Элитный миф об убийстве Моцарта не подлежал открытому обсуждению и уж тем более не должен был предлагаться театральному зрителю. Просвещенный и посвященный круг, прочитав пушкинского «Моцарта и Сальери», наверняка с удовлетворением констатировал, что Пушкин не пытается разглашать то, что разглашать не положено.

Кстати, при внимательном прочтении пушкинского произведения следы устойчивого элитного мифа об убийстве Моцарта обнаруживаются. Причем не только в словах Моцарта о некоем странном человеке, заказавшим ему «Реквием» и не пришедшим за заказом — почему бы это не рассматривать как часть определенного карающего таинства, в рамках которого музыкант должен сам написать реквием не на чьи-то похороны, а на свои собственные? Поскольку экзотические интерпретации — расхожая черта нынешней эпохи пренебрежения к сказанному в великих текстах, я приведу то, что сказано по поводу «Реквиема» в великом пушкинском произведении:

Сальери

Ты, верно, Моцарт, чем-нибудь расстроен?
Обед хороший, славное вино,
А ты молчишь и хмуришься.

Моцарт

Признаться,
Мой Requiem меня тревожит.

Сальери

А!
Ты сочиняешь Requiem? Давно ли?

Моцарт

Давно, недели три. Но странный случай...
Не сказывал тебе я?

Сальери

Нет.

Моцарт

Так слушай.
Недели три тому, пришел я поздно
Домой. Сказали мне, что заходил
За мною кто-то. Отчего — не знаю,
Всю ночь я думал: кто бы это был?
И что ему во мне? Назавтра тот же
Зашел и не застал опять меня.
На третий день играл я на полу
С моим мальчишкой. Кликнули меня;
Я вышел. Человек, одетый в черном,
Учтиво поклонившись, заказал
Мне Requiem и скрылся. Сел я тотчас
И стал писать — и с той поры за мною
Не приходил мой черный человек;
А я и рад: мне было б жаль расстаться
С моей работой, хоть совсем готов
Уж Requiem. Но между тем я...

Сальери

Что?

Моцарт

Мне совестно признаться в этом...

Сальери

В чем же?

Моцарт

Мне день и ночь покоя не дает
Мой черный человек. За мною всюду
Как тень он гонится. Вот и теперь
Мне кажется, он с нами сам-третей
Сидит.

Сальери

И, полно! Что за страх ребячий?

От этой фразы Сальери, следующей сразу за признанием Моцарта, до смерти Моцарта, выпившего отравленное вино, — несколько минут. При этом черный человек, которого Моцарт настойчиво называет «мой черный человек» («не приходил мой черный человек», «мне день и ночь покоя не дает мой черный человек»), — это, конечно же, некий убийца Моцарта. Но не буквальный (им является Сальери), а инфернальный. Этот инфернальный черный человек использует для убийства Моцарта зависть, которая обуяла Сальери.

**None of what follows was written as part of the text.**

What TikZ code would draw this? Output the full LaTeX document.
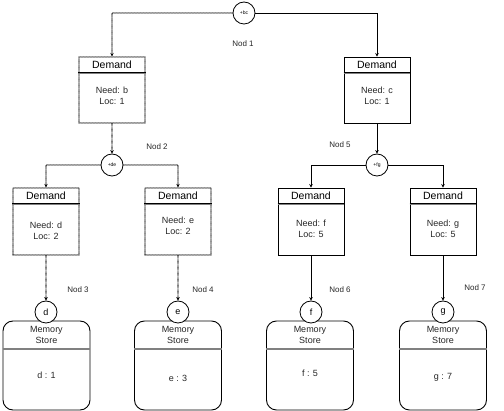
\documentclass[tikz,border=0pt]{standalone}
\usepackage{fontspec}
\setmainfont{Liberation Sans}
\usetikzlibrary{arrows.meta,calc}
\begin{document}
\begin{tikzpicture}[x=1pt,y=-1pt,
  dem/.style={draw, minimum width=66pt, minimum height=66pt, inner sep=0pt, line width=0.9pt},
  dotl/.style={dash pattern=on 0pt off 1.2pt, line cap=round, line width=1.1pt},
  circ/.style={circle, draw, minimum size=22pt, inner sep=0pt, fill=white, line width=0.8pt},
  conn/.style={-{Stealth[length=3.5pt,width=3.5pt]}, line width=0.9pt},
  lbl/.style={font=\fontsize{8}{9}\selectfont, text=black!85},
  ttl/.style={font=\fontsize{10.5}{12}\selectfont},
  body/.style={font=\fontsize{9}{11}\selectfont, align=center, text=black!85},
  tiny/.style={font=\fontsize{5}{6}\selectfont, text=black!60},
  mem/.style={draw, rounded corners=10pt, minimum width=87pt, minimum height=89pt, inner sep=0pt, line width=0.9pt}
]
\useasboundingbox (0,0) rectangle (504,411);

% Demand boxes
\node[dem, dotl] (b) at (112,90) {};
\node[dem] (c) at (377,90) {};
\node[dem, dotl, minimum height=67pt] (d) at (46,221.5) {};
\node[dem, dotl, minimum height=67pt] (e) at (178,221.5) {};
\node[dem, minimum height=67pt] (f) at (311,221.5) {};
\node[dem, minimum height=67pt] (g) at (443,221.5) {};

\foreach \n in {b,c,d,e,f,g}{
  \draw[line width=0.8pt] ($(\n.north west)+(0,16)$) -- ($(\n.north east)+(0,16)$);
  \draw[line width=1pt, gray] ($(\n.north west)+(0,17.2)$) -- ($(\n.north east)+(0,17.2)$);
  \node[ttl] (t\n) at ($(\n.north)+(0,8.5)$) {Demand};
}
\node[body] (bb) at ($(b.north)+(0,39.5)$) {Need: b\\Loc: 1};
\node[body] (bc) at ($(c.north)+(0,39.5)$) {Need: c\\Loc: 1};
\node[body] (bd) at ($(d.north)+(0,43)$) {Need: d\\Loc: 2};
\node[body] (be) at ($(e.north)+(0,38.5)$) {Need: e\\Loc: 2};
\node[body] (bf) at ($(f.north)+(0,41.5)$) {Need: f\\Loc: 5};
\node[body] (bg) at ($(g.north)+(0,41.5)$) {Need: g\\Loc: 5};

% Operator circles
\node[circ] (obc) at (244,13) {\tiny +bc};
\node[circ] (ode) at (112,165) {\tiny +de};
\node[circ] (ofg) at (377,165) {\tiny +fg};

% Memory stores
\node[mem] (md) at (46.5,365.5) {};
\node[mem] (me) at (178,365.5) {};
\node[mem] (mf) at (310,365.5) {};
\node[mem] (mg) at (443,365.5) {};
\foreach \n/\v/\o in {md/{d : 1}/55, me/{e : 3}/58, mf/{f : 5}/53, mg/{g : 7}/57}{
  \draw[line width=2pt, gray] ($(\n.north west)+(0,28)$) -- ($(\n.north east)+(0,28)$);
  \node[body] at ($(\n.north)+(0,14)$) {Memory\\Store};
  \node[body] at ($(\n.north)+(0,\o)$) {\v};
}

% Leaf circles
\node[circ, font=\fontsize{9}{10}\selectfont] (cd) at (46,312) {d};
\node[circ, font=\fontsize{9}{10}\selectfont] (ce) at (178,312) {e};
\node[circ, font=\fontsize{9}{10}\selectfont] (cf) at (311,312) {f};
\node[circ, font=\fontsize{9}{10}\selectfont] (cg) at (443,312) {g};

% Connectors
\draw[conn, dotl] (obc.west) -| (b.north);
\draw[conn] (obc.east) -| (c.north);
\draw[conn, dotl] (b.south) -- (ode.north);
\draw[conn] (c.south) -- (ofg.north);
\draw[conn, dotl] (ode.west) -| (d.north);
\draw[conn, dotl] (ode.east) -| (e.north);
\draw[conn] (ofg.west) -| (f.north);
\draw[conn] (ofg.east) -| (g.north);
\draw[conn, dotl] (d.south) -- (cd.north);
\draw[conn, dotl] (e.south) -- (ce.north);
\draw[conn] (f.south) -- (cf.north);
\draw[conn] (g.south) -- (cg.north);

% Labels
\node[lbl] (n1) at (243,44) {Nod 1};
\node[lbl] (n2) at (157,147) {Nod 2};
\node[lbl] (n5) at (340,145) {Nod 5};
\node[lbl] (n3) at (78,290) {Nod 3};
\node[lbl] (n4) at (203,290) {Nod 4};
\node[lbl] (n6) at (340,290) {Nod 6};
\node[lbl] (n7) at (475,288) {Nod 7};
\end{tikzpicture}
\end{document}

У Вергилия подобным образом богиня Юнона использует для развязывания Троянской войны в новой римской редакции темное божество Алекто. Чем, собственно, такое божество отличается от пушкинского черного человека?

Кстати, Моцарт, как мы убедились, говорит еще и о том, что черный человек приходит за ним, а не за «Реквиемом». Пушкин специально вкладывает такие слова в уста Моцарта. В текстах Пушкина категорически отсутствует какая-либо небрежность или невнятность, позволяющая трактовать написанное произвольным образом. Раз Пушкин вложил в уста Моцарта слова о том, что «с той поры за мною (за мною, а не за текстом моего реквиема — С.К.) не приходил мой черный человек»), значит, для Пушкина этот черный человек является посланцем инфернального мира, примерно таким же, как Командор из «Каменного гостя», говорящий Дон Жуану: «Я на зов явился».

В определенные эпохи тексты тех или иных произведений, как обычных (романы, рассказы, повести, драмы), так и иных («Реквием» Моцарта — это тоже текст), выступают как нечто самодостаточное. Но в другие эпохи тексты могут выступать в качестве чего-то, встроенного в более сложную конструкцию. В этом случае зачастую используется сюжет с заказчиком.

Заказчик приходит к автору. Заказывает ему текст. Автор пишет этот текст с той или иной оглядкой на заказчика. Заказчик может даже начать что-то навязывать автору, включая в свой заказ определенные условия. Автор может безропотно выполнять условия, может роптать на их наличие, а может увиливать от их исполнения.

Если бы Моцарт пришел к Сальери и сказал ему: «Я написал это музыкальное произведение и прошу тебя дать ему оценку», то текст моцартовского произведения тоже не был бы самозначим и самодостаточен. Самозначим и самодостаточен он был бы только в случае, если бы мы пришли в концертный зал, сели в кресло, насладились бы «Реквиемом» Моцарта и ушли домой, обсуждая произведенное впечатление. Или просто неся его в себе.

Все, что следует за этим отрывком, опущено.